March 17, 2023 at 10:30 AM - 11:45 AM
This is a hybrid event with in-person attendance in Wu and Chen and virtual attendance via Zoom. This week’s presenter will be in-person as well.
ABSTRACT
Autonomous systems of the near future have the potential to impact and improve our lives in unprecedented ways. As an example, an autonomous taxi service can be instructed to take the socially responsible route minimizing congestion (and associated carbon emissions) instead of the purely selfish shortest route. In order for such a system to be robust and gain public acceptance, it is critical that it respects the users’ personal incentives, as well as ensures that different users enjoy equitable service. Until now, the vast majority of incentive schemes used in engineering systems have been monetary. Examples include road-tolling to reduce traffic congestion, surge-pricing to manage excessive demand in ride-hailing, and time-varying energy tariffs to encourage consumption off peak hours. In this talk, we argue that the use of money in engineering systems is fundamentally flawed. The sensitivity of users to money can vary widely for factors outside the system (e.g., income and inter-generational wealth accumulation), and therefore monetary schemes implicitly favor the wealthy. We introduce the concept of a self-contained karma economy as an alternative incentive scheme. In a karma economy, each user is endowed with tokens (called karma) that are non-tradable for money, and the users repeatedly obtain or yield a preferential service in exchange of karma. We demonstrate this concept on the stylized yet insightful example of autonomous intersection management, where an agent passing first in an intersection transfers karma to that yielding.
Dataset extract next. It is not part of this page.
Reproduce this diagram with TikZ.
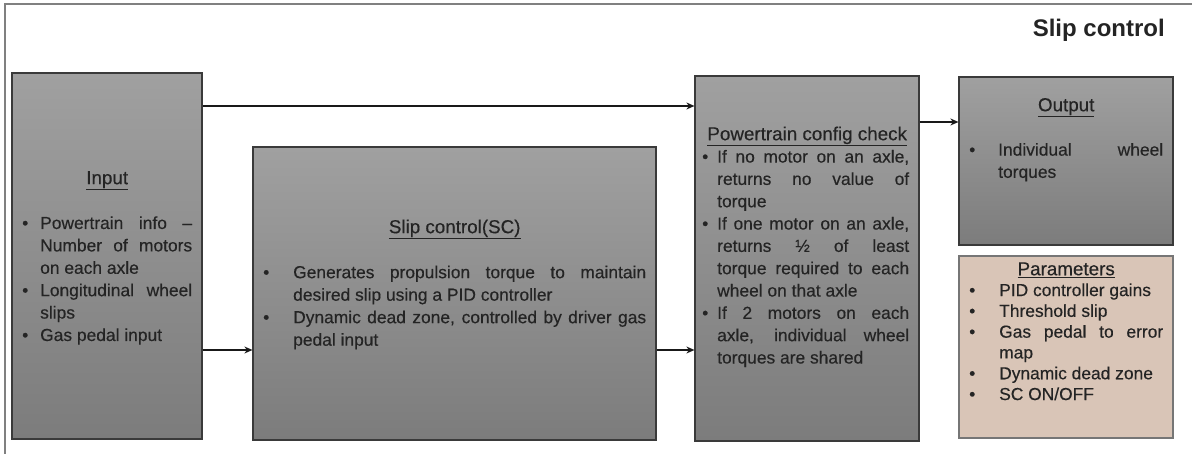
\documentclass[tikz,border=0pt]{standalone}
\usepackage{fontspec}
\setmainfont{Liberation Sans}
\newfontfamily\bodyfont{Liberation Sans}[FakeBold=0.35]
\usetikzlibrary{arrows.meta}

\definecolor{boxtop}{RGB}{160,160,160}
\definecolor{boxbot}{RGB}{124,124,124}
\definecolor{boxedge}{RGB}{58,58,58}
\definecolor{parfill}{RGB}{217,197,183}
\definecolor{paredge}{RGB}{118,118,118}
\definecolor{ink}{RGB}{36,36,36}
\definecolor{framegray}{RGB}{128,128,128}

% one line of a text block; \txo = text indent, \txw = text width, \txbw = block width
\newcommand\LT[1]{\hbox to \txbw pt{\strut\hss{\fontsize{18.8}{20}\selectfont\underline{#1}}\hss}}
\newcommand\LE{\hbox{\strut}}
\newcommand\LBJ[1]{\hbox{\strut\makebox[\txo pt][l]{\textbullet}\makebox[\txw pt][s]{#1}}}
\newcommand\LBL[1]{\hbox{\strut\makebox[\txo pt][l]{\textbullet}#1}}
\newcommand\LJ[1]{\hbox{\strut\kern\txo pt\makebox[\txw pt][s]{#1}}}
\newcommand\LL[1]{\hbox{\strut\kern\txo pt#1}}
\newcommand\blocktext[2]{\vbox{\bodyfont\fontsize{17.4}{#1}\selectfont #2}}

\tikzset{
  blockbox/.style={rectangle, draw=boxedge, line width=1.2pt, top color=boxtop, bottom color=boxbot, inner sep=0pt},
  parambox/.style={rectangle, draw=paredge, line width=1.2pt, fill=parfill, inner sep=0pt},
  txt/.style={inner sep=0pt, text=ink, anchor=north west},
  arr/.style={draw=black!90, line width=2pt, -{Stealth[length=8pt,width=7pt]}},
}

\begin{document}
\begin{tikzpicture}[x=1pt, y=-1pt]
\useasboundingbox (0,0) rectangle (1192,454);
\fill[white] (0,0) rectangle (1192,454);

% slide frame
\draw[framegray, line width=1.5pt] (1192,4) -- (5,4) -- (5,454);

\node[text=ink, font=\fontsize{24}{28}\selectfont\bfseries, anchor=base east, inner sep=0pt] (title) at (1165,37) {Slip control};

% blocks
\node[blockbox, minimum width=190pt, minimum height=366pt] (input) at (107,256) {};
\node[blockbox, minimum width=403pt, minimum height=293pt] (sc) at (454.5,293.5) {};
\node[blockbox, minimum width=224pt, minimum height=365pt] (pcc) at (807,258.5) {};
\node[blockbox, minimum width=214pt, minimum height=168pt] (output) at (1066,161) {};
\node[parambox, minimum width=214pt, minimum height=182pt] (params) at (1066,347) {};

% block texts
\node[txt] (inputtxt) at (22,168.3) {\def\txo{18}\def\txw{152}\def\txbw{170}%
\blocktext{22.4pt}{
\LT{Input}
\LE
\LBJ{Powertrain info –}
\LJ{Number of motors}
\LL{on each axle}
\LBJ{Longitudinal wheel}
\LL{slips}
\LBL{Gas pedal input}
}};

\node[txt] (sctxt) at (263,217.25) {\def\txo{30}\def\txw{353}\def\txbw{383}%
\blocktext{22.5pt}{
\LT{Slip control(SC)}
\LE
\LBJ{Generates propulsion torque to maintain}
\LL{desired slip using a PID controller}
\LBJ{Dynamic dead zone, controlled by driver gas}
\LL{pedal input}
}};

\node[txt] (pcctxt) at (702,124.4) {\def\txo{15}\def\txw{192}\def\txbw{210}%
\blocktext{22.33pt}{
\LT{Powertrain config check}
\LBJ{If no motor on an axle,}
\LJ{returns no value of}
\LL{torque}
\LBJ{If one motor on an axle,}
\LJ{returns ½ of least}
\LJ{torque required to each}
\LL{wheel on that axle}
\LBJ{If 2 motors on each}
\LJ{axle, individual wheel}
\LL{torques are shared}
}};

\node[txt] (outputtxt) at (969,95.5) {\def\txo{29}\def\txw{165}\def\txbw{194}%
\blocktext{22.2pt}{
\LT{Output}
\LE
\LBJ{Individual wheel}
\LL{torques}
}};

\node[txt] (paramstxt) at (969,260.5) {\def\txo{30}\def\txw{164}\def\txbw{194}%
\blocktext{20.8pt}{
\LT{Parameters}
\LBL{PID controller gains}
\LBL{Threshold slip}
\LBJ{Gas pedal to error}
\LL{map}
\LBL{Dynamic dead zone}
\LBL{SC ON/OFF}
}};

% connectors
\coordinate (ytop) at (0,106);
\coordinate (ymid) at (0,350);
\coordinate (yout) at (0,122);
\draw[arr] (input.east |- ytop) -- (pcc.west |- ytop);
\draw[arr] (input.east |- ymid) -- (sc.west |- ymid);
\draw[arr] (sc.east |- ymid) -- (pcc.west |- ymid);
\draw[arr] (pcc.east |- yout) -- (output.west |- yout);
\end{tikzpicture}
\end{document}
We lay the mathematical foundations that ensure that such an economy is well-defined and the strategic behavior of its users (i.e., how much karma they spend) can be predicted. We then analyze the performance of the karma economy in numerical case studies, showcasing that it achieves socially efficient outcomes in a self-contained, and thereby equitable, manner.
Emilio Frazzoli
ETH Zürich
Emilio Frazzoli is a professor of Dynamic Systems and Control at ETH Zurich. Until March 2021, he was Chief Scientist of Motional, the latest embodiment of nuTonomy, the startup he founded with Karl Iagnemma in 2013. His main research interest are in robotics, autonomous systems, and intelligent mobility. In acknowledgement of his work in these fields, Emilio has received several awards, including the the 2015 IEEE George S. Axelby Award and the 2017 IEEE Kiyo Tomiyasu Award, and has been named an IEEE Fellow in 2019. In 2022, he received the RSS Test of Time award for his papers on RRT*, with Sertac Karaman. A former full professor at MIT, he directed the research group that first demonstrated an autonomous mobility (“robotaxi”) service to the public, and performed the first analysis of the social and economic impact of such a service, based on real transportation data. He holds a Laurea Degree in Aeronautical Engineering from the Sapienza University of Rome, and a PhD in Aeronautics and Astronautics from MIT.